Midsummer. La notte più breve dell’anno. Si possono fare follie e non sentirne il peso, si ha la sensazione che tutto sia possibile, che gli incontri fra gli uomini continuino a potersi dire ancora determinanti nonostante tutto e che davvero la vita si possa cambiare. Change is possible. Così recita un display di un parcheggio, in questa commedia di David Greig portata in scena dal Teatro dei Borgia, con regia di Gianpiero Borgia per Manuela Mandracchia e Christian Di Domenico: così recita e bisognerà anche crederci, come fingono di non fare i protagonisti di quest’avventura, ma che invece fin dal principio sono coscienti, da qualche parte del loro pensiero, che ci stanno andando incontro.
Interno casa, moduli a quadrati di mobili Ikea, un divano coperto da un telo bianco, due schermi a diverse dimensioni ma con la stessa immagine, qualche oggetto sperduto per una casa vuota di troppe cose, di troppe suturazioni di sentimento, attorno è un cielo azzurro tappezzato da tante bianche nuvole serene, scariche di pioggia, un cielo clemente sui tetti delle case, la città di sotto, bagnata da un sole che alle nuvole passa attraverso. Questo è il percorso dello spettacolo: due piogge concentriche che danno vita a un sole comune. L’incontro fra i due protagonisti è infatti una fuga canalizzata confluita nella solitudine opposta e pure uguale dell’altro: Helena alle prese con la paura di restare sola per tutta la vita, Bob intriso delle scelte fatte finora, certo dell’impossibilità di assolverle, per entrambi la vita non basta, è un giro nel vuoto che non produce altro da nuovi errori, per entrambi l’incontro suggerisce che un’altra via c’è in qualche posto e che solo un senso di sospensione, quel desiderio di leggerezza, è capace di raggiungere.
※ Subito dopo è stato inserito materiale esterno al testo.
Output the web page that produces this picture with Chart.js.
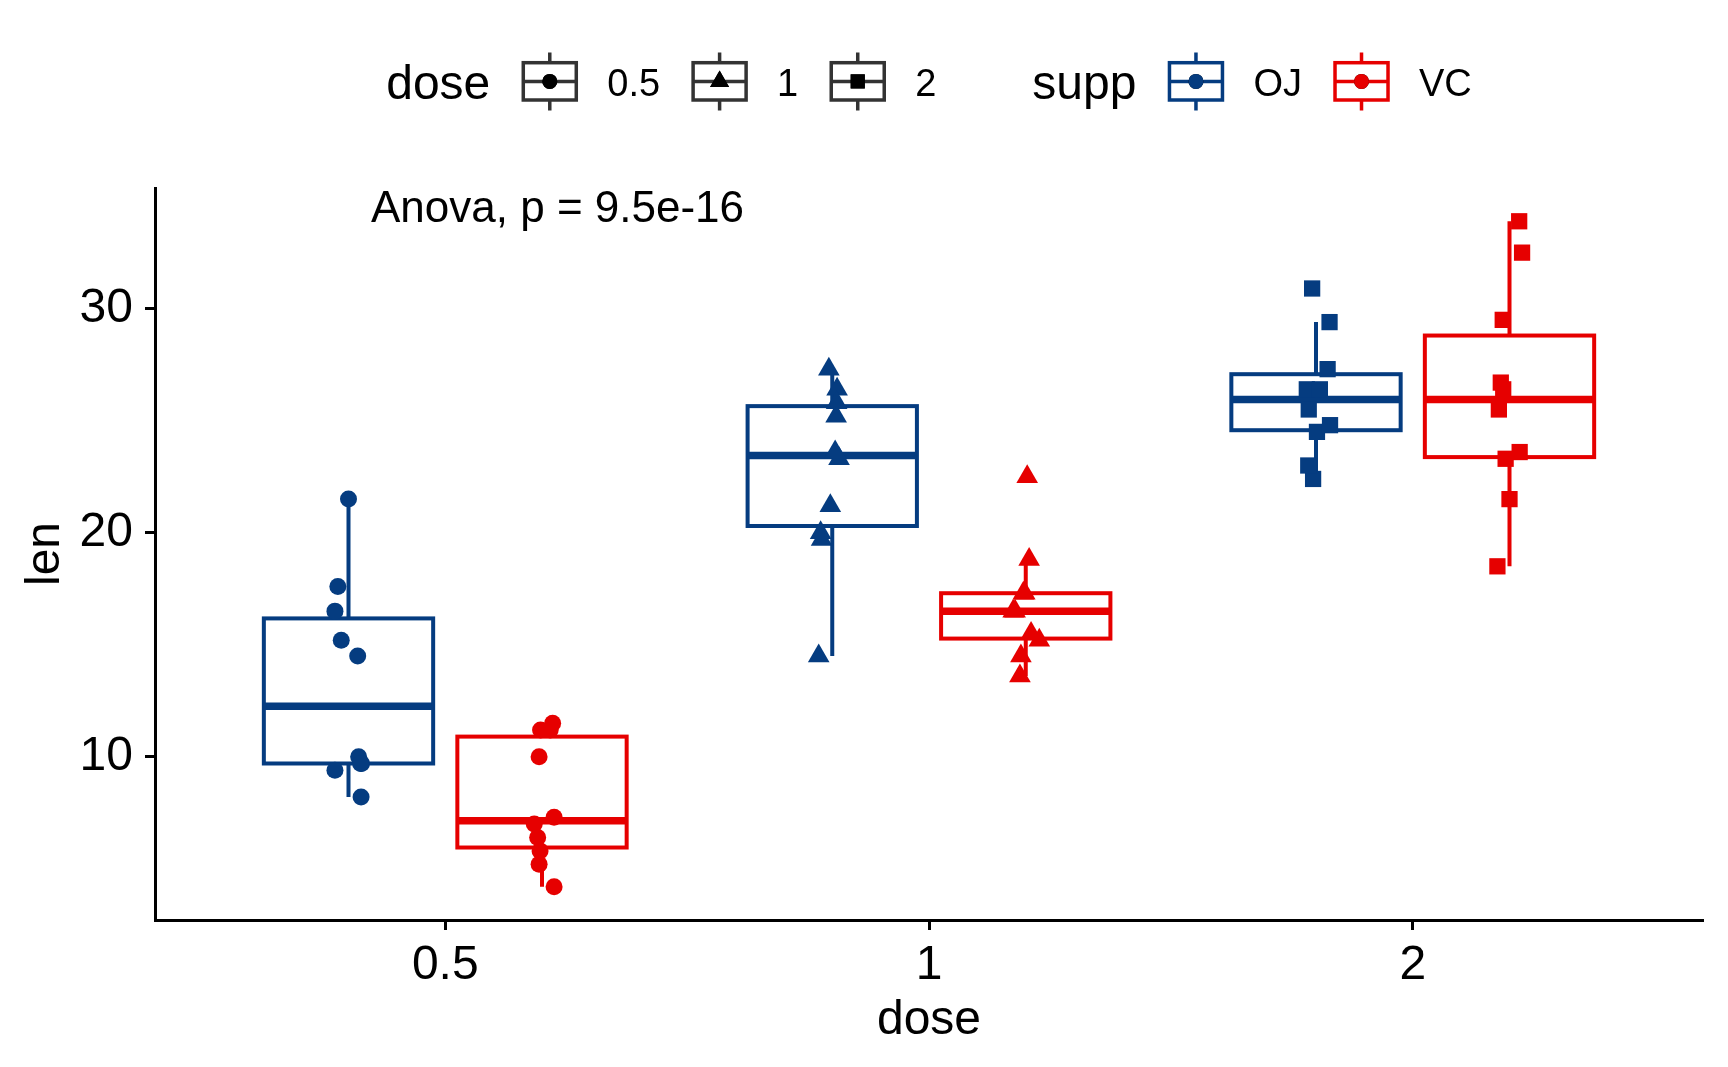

Il testo è godibile – sognante e per questo concreto – e riafferma la drammaturgia anglosassone (scozzese, di Edimburgo, in questo caso) come la produzione europea di testi più affilata e rappresentativa della realtà; una commedia – da titolo – con canzoni, composte da Gordon McIntyre e suonate dal vivo da Francesco Santalucia, divertenti e ricche, con accenti musical che ne denunciano una necessità espressiva. La regia di Borgia è piuttosto estroversa e sceglie un racconto, sul continuo andirivieni di un filo, che gli attori fanno virare di volta in volta dai personaggi ai narratori interni; elemento che caratterizza l’uso registico è la proiezione nello schermo: si susseguono immagini continuamente velate di pioggia, ma in territori sempre meno inospitali, in cui proprio loro si stanno cercando, ospitando nelle loro vite una possibilità di condivisione per una vita altra. I due attori si fanno portare da questa variazione ironica da “tutto in una notte”, una commedia che nella traduzione di Masolino D’Amico è forse meno graffiante ma offre ad entrambi di attraversare i due personaggi con leggerezza, garantendo soprattutto a Manuela Mandracchia un risultato davvero convincente.
Resta un’immagine più delle altre, quella pioggia fuori da una finestra ridotta nello schermo tv, la sospesa duplicità di un esterno fatto interno, così è un po’ anche questo spettacolo racconto di uomini che s’incontrano fuori e cercano con disperato timore dei sentimenti di restarci, ma la disposizione ad amarsi li spinge a fare – di quell’incontro – uno spazio interno, caloroso, familiare. Pioggia fuori, dunque, ma fino alla prima giornata di sole, quando potrà anche venire pioggia, ma non la sentiremo bagnare più.
Simone Nebbia
Visto il 31 gennaio 2012, in scena fino al 5 febbraio 2012
al Teatro Piccolo Eliseo [vai alla stagione 2011-2012]
MIDSUMMER – Commedia con canzoni
Teatro dei Borgia
Testo: David Greig
Traduzione: Masolino D’Amico
Regia: Gianpiero Borgia
Con: Manuela Mandracchia, Christian Di Domenico
Musiche: Gordon Mc Intyre
Esecuzione: Francesco Santalucia
Un resoconto che riesce ad essere poesia é un bel dono. Grazie;)
Grazie a te Chiara, a volte sono gli occhi a fare belle le parole e i tuoi evidentemente… 🙂
Mandracchia è brava e canta bene, il suo partner Di Domenico se la cava con fatica, ma il testo è veramente “miserello”, e si limita ad affastellare un po’ di melensaggini e luoghi comuni sull’amore, con qualche idea e con grande abilità ma scarsa profondità. Gli espedienti registici sono a volte stucchevoli (uno su tutti, la finta conferenza con il coinvolgimento del pubblico ed i bigliettini con le domande passate ai malcapitati dei posti di canale) e, nel complesso, si ha la sensazione che, forse, tanta energia e qualità sarebbero degne di miglior causa.